The economy of Belfast has grown fastest among the 30 largest cities in the UK over the past decade, it was revealed today.
It has raised itself to third place in the league of the UK’s strongest economies – just behind Edinburgh and London.
The city has seen a 99% increase in GVA [Gross Value Added] over the decade to £26,792 (€33,821) per capita per year, according to national accounting group UHY Hacker Young which ranks cities by growth in GVA – used to estimate the value of goods and services produced in an area to measure its contribution to the overall UK economy.
Edinburgh hit the top spot with a GVA of £28,432 (€35,892), London followed with £27,672 (€35,000), while the UK average was £18,145 (€22,899).
Howard Spencer, chairman of UHY Hacker Young, said: “The IRA ceasefire in 1995 and the Good Friday Agreement in 1998, which brought an end to terrorism in Northern Ireland, have been fundamental in establishing the peaceful conditions necessary for business to prosper.”
Increased investors’ confidence had spurred investment flows into Belfast allowing the city to engage in ambitious large-scale regeneration projects such as the Titanic Quarter and Laganside which promoted local talents in architecture and design, he said.
“Belfast’s ability to capitalise on the growing trends in the service and knowledge economy has done the rest in propelling the city amongst the most prosperous areas of the UK,” he added.
The large pool of a highly educated, young workforce available at a lower than UK average cost had done a great deal in attracting a raft of customer service, telemarketing, financial services back office operations, administration and high value added software development centres, said the report.
Competitive real estate, excellent telecoms and transport infrastructure also played a decisive role, it added.
The biotechnology and IT sectors were booming too, fuelled by academic expertise and skills provided by Belfast’s internationally renowned universities earning the city a world leading position in innovation research and product development, it said.
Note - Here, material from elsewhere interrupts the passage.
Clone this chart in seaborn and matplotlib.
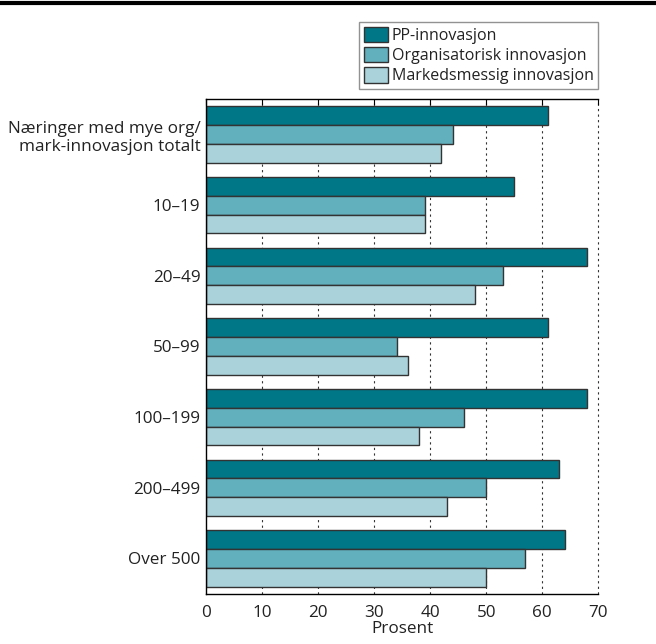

Meanwhile a leading figure in the UK’s physics institute said upping the numbers of graduates in science-based subjects is key to ensuring the North remains an attractive investment opportunity in the longer term.
Dr Norman Apsley, recently appointed as vice president of the Institute of Physics to chair its Business and Innovation Board, said lifting the cap on students wishing to enter Stem subjects – science, technology, engineering and mathematics – would send a positive message to new businesses and recent visitors to the US/NI Investment conference.
He added that the emergence of recession in the Republic should focus policy minds on long-term plans to maintain economic buoyancy in the North.
Dr Apsley, who is also chief executive of the Northern Ireland Science Park, said: “If increasing exports can help to rebalance the economy, it makes sense to increase the flow of skilled, qualified young people into key export areas.
“IoP research has found that physics-based sectors exported £92.9bn (€117bn) in 2005, or 29% of the total value of UK exports.”
Lifting the cap on Stem subjects serviced both the FE sector and the broader needs of the economy, he said.
He added: “Northern Ireland’s main strength lies within its vast pool of young talent. We are among the best in Europe when it comes to the quality of our skilled young people leaving universities here.
“So lifting the cap on Stem subjects sends out the confidence-building message that the flow of highly qualified young professionals will increase at a time when the economy most needs them.”